28-05-2025
Sincere, serious and beautiful: Glyndebourne's Parsifal reviewed
'Here time becomes space,' says Gurnemanz in Act One of Parsifal, and true enough, the end of the new Glyndebourne Parsifal is in its beginning. We don't know that, at first: the sickbed image that's glimpsed during the prelude doesn't resolve itself until the opera's closing scenes. In between, characters appear on stage in multiple forms, at different ages – past and future selves attendant on the present, whatever 'present' means in Monsalvat. Wagner, after all, makes it clear enough that time in the Grail Domain moves in mysterious ways, and his whole musical strategy reinforces that truth.
So I can't get too upset about those multiple personas, even though the presence of miming doppelgangers in an opera production is typically one of the most damaging of gimmicks. In this case, though, and in this opera – well, to quote Gurnemanz again: you see, it is not so. The director Jetske Mijnssen manages the interaction between the figures on stage in thoughtful and expressive ways, finding a language for what she evidently sees as the true subject of the drama: the awakening of compassion between a group of damaged, all-too-human characters. The deliberate pace of Wagner's score allows the visual puzzles to disclose their meaning over time.

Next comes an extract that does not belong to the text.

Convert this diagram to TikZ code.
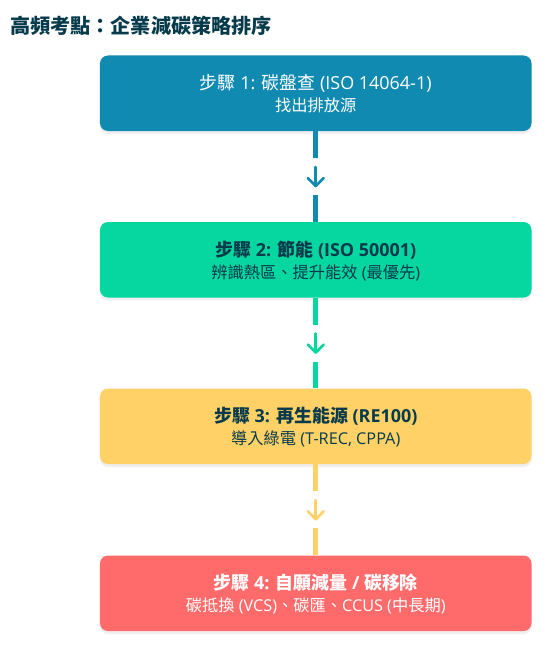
\documentclass[tikz,border=0pt]{standalone}
\usepackage{fontspec}
\setmainfont{Open Sans}
\newfontfamily\cjk{Noto Sans CJK TC}
\usetikzlibrary{shadows}
\definecolor{cblue}{HTML}{118AB2}
\definecolor{cgreen}{HTML}{06D6A0}
\definecolor{cyellow}{HTML}{FFD166}
\definecolor{cred}{HTML}{FF6B6B}
\definecolor{cdark}{HTML}{073B4C}
\tikzset{
  stepbox/.style={rounded corners=8bp, minimum width=431.5bp, minimum height=75.5bp,
    inner sep=0pt,
    drop shadow={opacity=0.12, shadow xshift=0bp, shadow yshift=-3bp}},
  conn/.style={line width=5bp, dash pattern=on 27bp off 37bp on 27bp},
  chev/.style={line width=2.6bp, line cap=round, line join=round},
  headtext/.style={anchor=base, inner sep=0pt, font=\fontsize{18}{20}\selectfont},
  boldhead/.style={headtext, font=\fontsize{18}{20}\selectfont\bfseries},
  subtext/.style={anchor=base, inner sep=0pt, font=\fontsize{16.3}{20}\selectfont},
}
\begin{document}
\begin{tikzpicture}[x=1bp,y=-1bp]
\useasboundingbox[fill=white] (0,0) rectangle (557,650);
\node[anchor=west, inner sep=0pt, text=cdark, font=\fontsize{20.2}{24}\selectfont\cjk\bfseries] (title) at (10,25.5) {高頻考點：企業減碳策略排序};
\node[stepbox, fill=cblue] (s1) at (315.75,93.25) {};
\node[stepbox, fill=cgreen] (s2) at (315.75,259.75) {};
\node[stepbox, fill=cyellow] (s3) at (315.75,426.25) {};
\node[stepbox, fill=cred] (s4) at (315.75,593.25) {};
\node[headtext, text=white] (h1) at ([yshift=3.5bp]s1.center) {{\cjk 步驟} 1: {\cjk 碳盤查} (ISO 14064-1)};
\node[subtext, text=white] (t1) at ([yshift=-18.3bp]s1.center) {\cjk 找出排放源};
\node[boldhead, text=cdark] (h2) at ([yshift=3.5bp]s2.center) {{\cjk 步驟} 2: {\cjk 節能} (ISO 50001)};
\node[subtext, text=cdark] (t2) at ([yshift=-18.3bp]s2.center) {{\cjk 辨識熱區、提升能效} ({\cjk 最優先})};
\node[boldhead, text=cdark] (h3) at ([yshift=3.5bp]s3.center) {{\cjk 步驟} 3: {\cjk 再生能源} (RE100)};
\node[subtext, text=cdark] (t3) at ([yshift=-18.3bp]s3.center) {{\cjk 導入綠電} (T-REC, CPPA)};
\node[boldhead, text=white] (h4) at ([yshift=3.5bp]s4.center) {{\cjk 步驟} 4: {\cjk 自願減量} / {\cjk 碳移除}};
\node[subtext, text=white] (t4) at ([yshift=-18.3bp]s4.center) {{\cjk 碳抵換} (VCS){\cjk 、碳匯、}CCUS ({\cjk 中長期})};
\foreach \a/\b/\c in {s1/s2/cblue, s2/s3/cgreen, s3/s4/cyellow}{
  \draw[conn, draw=\c] (\a.south) -- (\b.north) coordinate[midway] (m\a);
  \draw[chev, draw=\c] ([yshift=9.5bp]m\a) -- ([yshift=-9.5bp]m\a);
  \draw[chev, draw=\c] ([xshift=-8bp,yshift=-1.5bp]m\a) -- ([yshift=-9.5bp]m\a) -- ([xshift=8bp,yshift=-1.5bp]m\a);
}
\end{tikzpicture}
\end{document}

Whatever else this is, it's a sincere and serious attempt to make sense of a work that asks far more questions than it answers. Visually, it's handsome – in Ben Baur's designs the Grail dwells amid the dark wood and sombre drapes of a 19th-century mansion. By Act Three, decay (or if you prefer, liberation) has set in; Kundry (Kristina Stanek) has shed her Victorian frock and an altarpiece of Christ has been turned to the wall.